La Suisse et l’Union Européenne: un concubinage complexe
Depuis 25 ans, la Suisse et l’Union Européenne entretiennent des relations complexes et relativement obscures pour la plupart d’entre nous. Hors de l’Union et de la zone euro, mais intégré aux accords économiques et à l’espace Schengen, ce pays au cœur de l’Europe est constamment contraint de renégocier des accords bilatéraux.
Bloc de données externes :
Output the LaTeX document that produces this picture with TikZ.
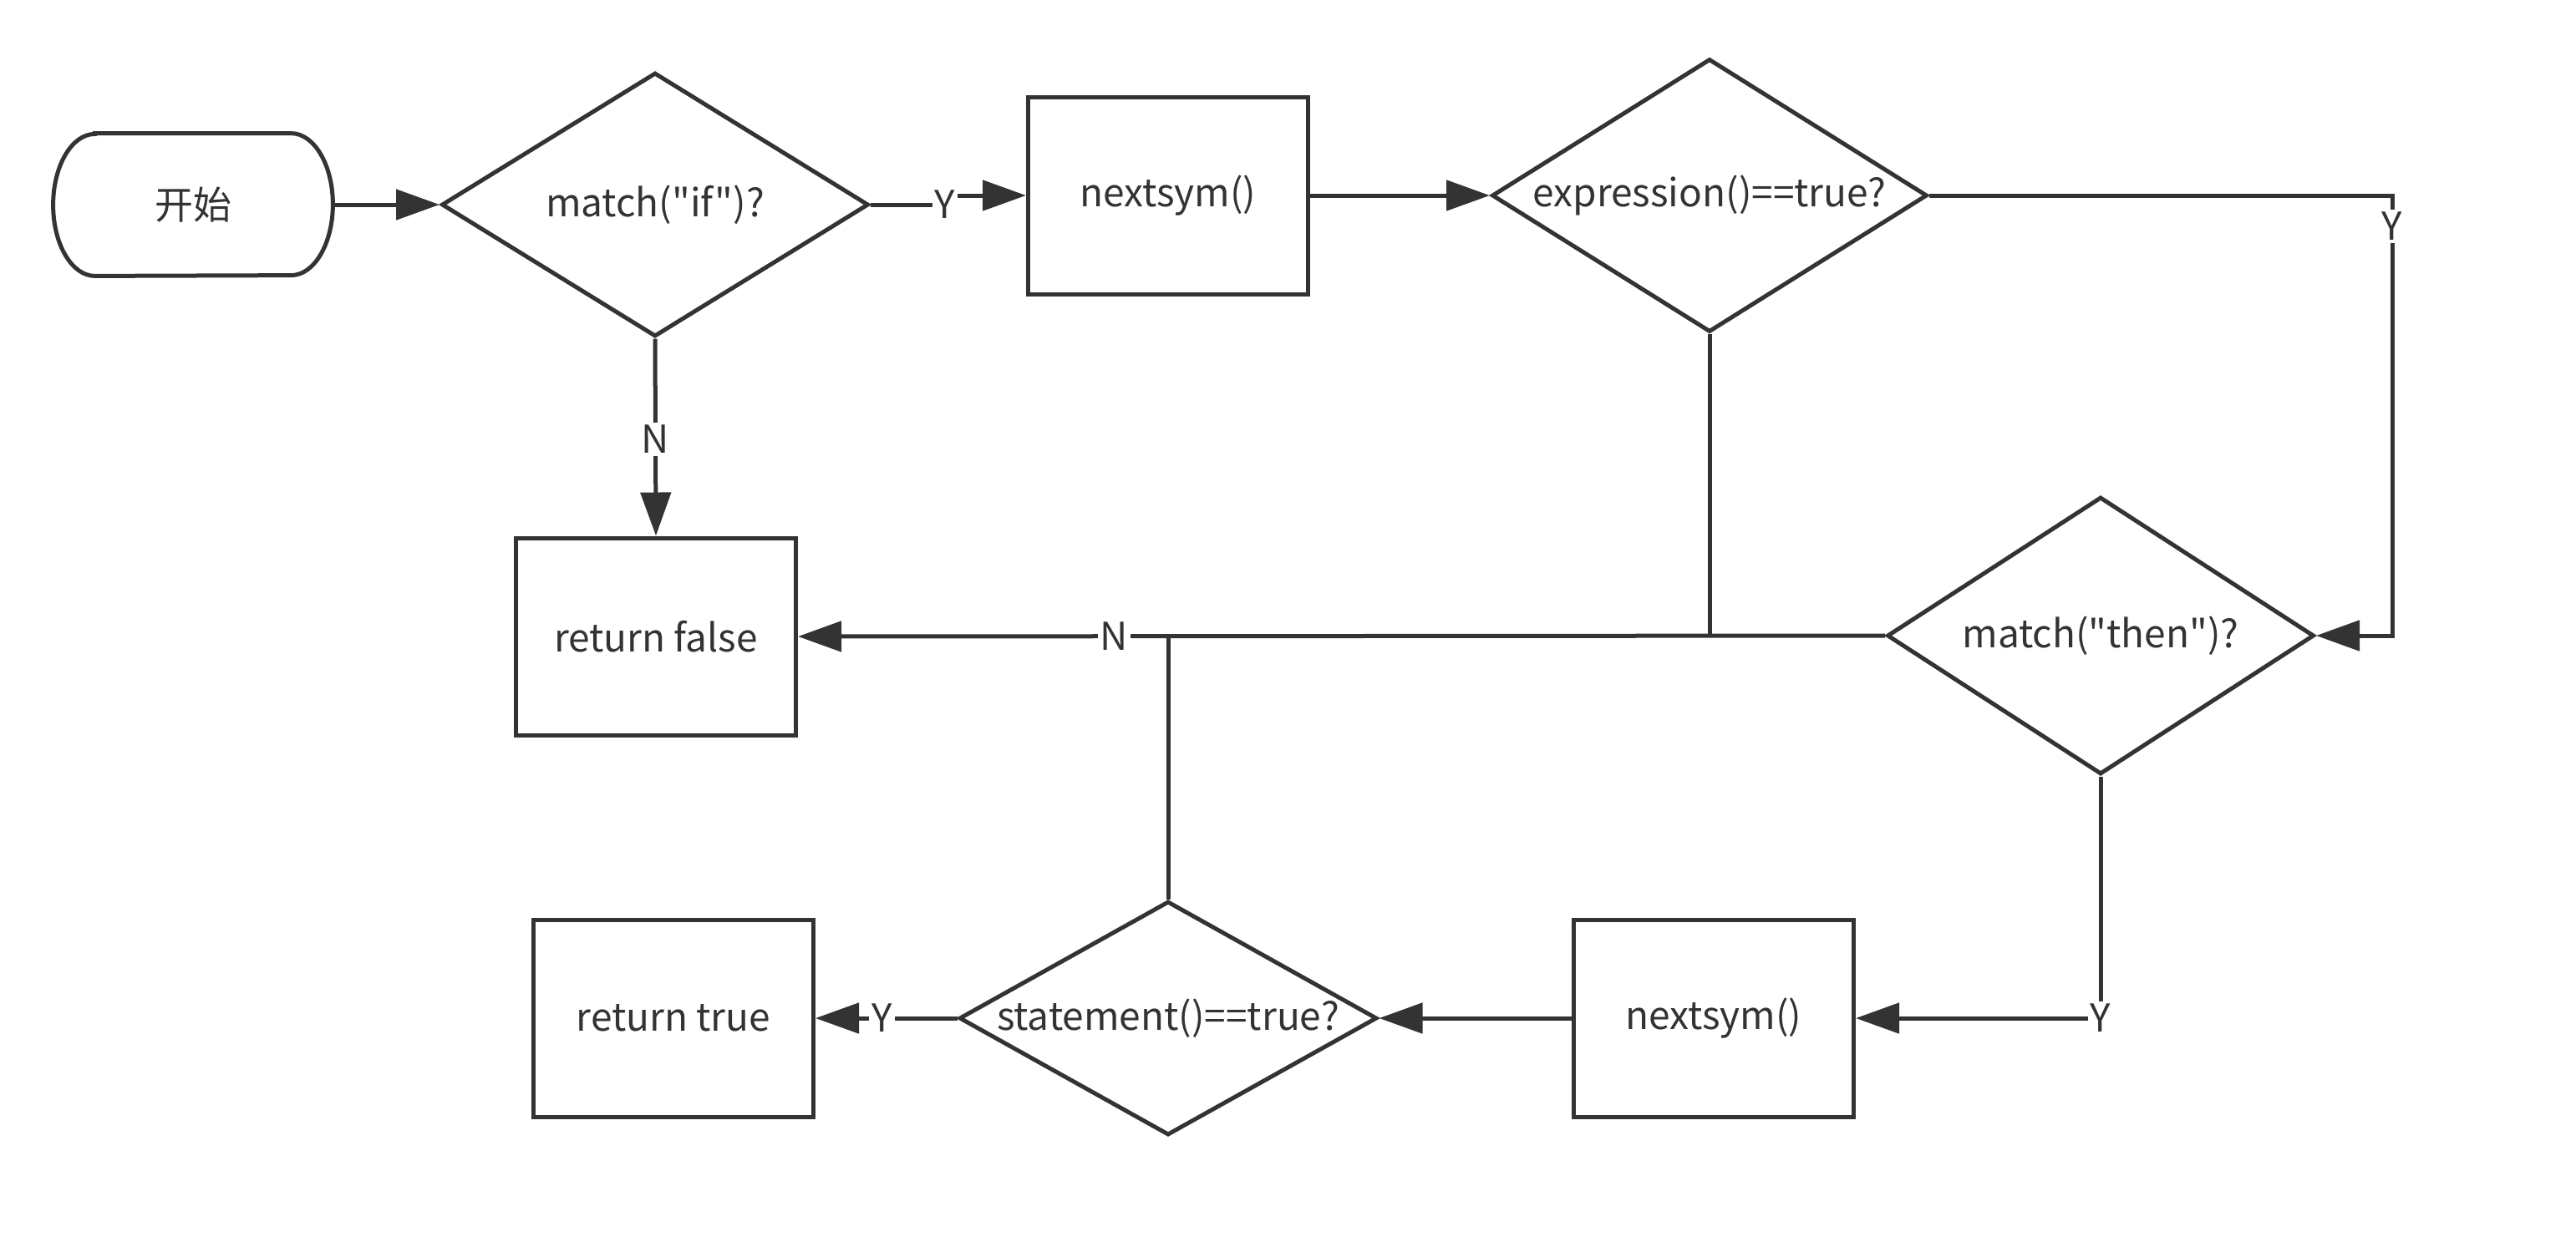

Les raisons de cette non-adhésion à l’UE, qui relève pourtant d’un renforcement des liens commerciaux, économiques et sociaux autour des deux puissances, restent pour beaucoup relativement floues. Petit flashback historique : en 1992, le peuple suisse avait d’abord voté contre son entrée à l’Espace Économique Européen lors du fameux « dimanche noir », puis, face à une nation divisée avait finalement concédé aux négociations des premiers accords bilatéraux en 1999. Ceux-ci mettent alors en place un premier contrat de libre-échange, qui ouvre à la Suisse les portes du marché intérieur de l’Union Européenne, et forment un premier terrain d’entente économique. Toujours pas de succès du côté des europhiles suisses pour une entrée dans l’UE, mais malgré le scepticisme dominant, les accords se multiplient et en 2004, la Suisse entre dans l’espace Schengen. Puis, « coup de théâtre » en août dernier, avec l’Union Syndicale Suisse qui refuse d’assouplir des mesures de libre circulation avec les pays de l’UE. Fort heureusement, cette affirmation se retrouve également contestée par une grande partie du peuple suisse, et aboutit finalement à la possibilité de négociations autour d’un nouvel « accord-cadre » entre les peuples helvétiques et européens. Celui-ci remet en cause l’importance et la valeur des relations entre une Suisse fière de son autonomie – en vérité assez relative – et une Union en pleine crise, qui redéfinit à nouveau les rapports de force entre ces deux unités interdépendantes.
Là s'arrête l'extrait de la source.